La Strassburger Israelitische Wochenschrft publie en ce moment un joli roman d'Alexandre Weill : Couronne. Ce roman vous donne le portrait de cette Alsace juive en train de se transformer. Couronne est une aimable jeune fille alsacienne, qui prend des leçons de français, qui lit Paul et Virginie. La mère de Couronne tombe presque à la renverse en surprenant sa fille qui pleure la mort de Virginie. Pleurer pour un roman ! Voilà qui n'entre pas dans l'esprit de cette brave femme, qui réserve ses larmes pour le 9 d'Ab, jour anniversaire de la destruction du Temple de Jérusalem. Eh bien ! dans ce petit incident, Alexandre Weill nous montre deux générations différentes, deux judaïsmes différents, celui qui a été à l'école, celui qui n'a pas été à l'école.
Et l'on y viendra à l'école, bon gré mal gré, mais on y viendra. Et quel beau zèle, quels généreux efforts, quelle ardeur infatigable ! De 1820 à 1850 ce sera comme une fièvre d'activité. De 1820 à 1850 les Juifs d'Alsace feront plus de progrès que pendant des siècles.

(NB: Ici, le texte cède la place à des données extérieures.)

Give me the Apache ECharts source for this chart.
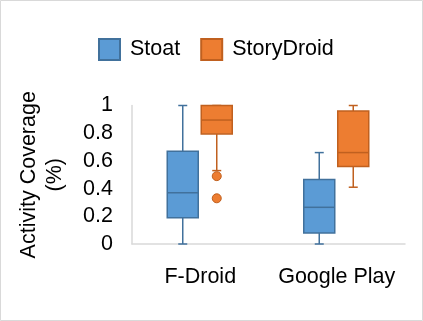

Dans le Bas-Rhin surtout, l'activité est extraordinaire. Les membres du Consistoire font des tournées périodiques, s'informent des besoins des communautés, demandent ce qu'on a fait pour les écoles, surveillent les administrateurs. Ceux-ci se réunissent non pas tous les mois, mais toutes les semaines, tous les jours. Ils vont tous les jours à l'école voir si les enfants sont là; ils vont les chercher s'ils ne sont pas venus.
Il faut lire le rapport si remarquable présenté en 1843 au
Consistoire de Strasbourg par le grand rabbin
Aron. Il a visité trente communautés, interrogé les
maîtres, les enfants, les administrateurs. - Il rend compte de ce qu'il
a vu dans chaque école, signale les lacunes, dit le bien, dit le mal,
et courageusement. Il propose de ne plus nommer un seul Parness (président) ou membre
de commission administrative qui ne verse pas une souscription pour les écoles.
Un Parness a refusé de souscrire pour l'École de Travail. Il
est révoqué. Par contre le nom de tout israélite qui
fait un don à l'école restera affiché pendant trois mois.
C'est le même grand rabbin qui demande la fermeture des écoles
où les maîtres persistent à enseigner l'hébreu
et sont incapables d'enseigner autre chose. Au besoin on s'adressera au préfet
ou au recteur pour interdire l'enseignement à ces retardataires. Plus
d'instituteur sans son brevet ! Place aux jeunes gens sortis de l'école
normale de Strasbourg ! Il faut marcher ! Il faut aller de l'avant ! (2)
En avant ! c'est le cri d'un journal israélite fondé en 1836 à Strasbourg, écrit en français et en allemand, et dont le nom seul est une indication : La Régénération, recueil mensuel destiné à améliorer la situation religieuse et morale des Israélites. Un autre journal, fondé quelques années plus tard à Strasbourg aussi : La Vérité pure, est distribué gratuitement par son directeur. La presse, comme l'école, va jouer son rôle, la presse israélite alsacienne qui aura pour mission d'éclairer, de moraliser, et qui multipliera les appels chaleureux :
"Israélites de l'Alsace, reconnaissez vos obligations dans toute leur étendue. La patrie vous a adoptés comme ses enfants ; montrez vous dignes de cet accueil, afin que vous ne soyez pas obligés de recevoir comme une faveur ce que vous pouvez demander comme un droit… Israélites de l'Alsace, le moment de la renaissance est venu… " (3)Tout cela est d'une belle ardeur et mérite bien un souvenir.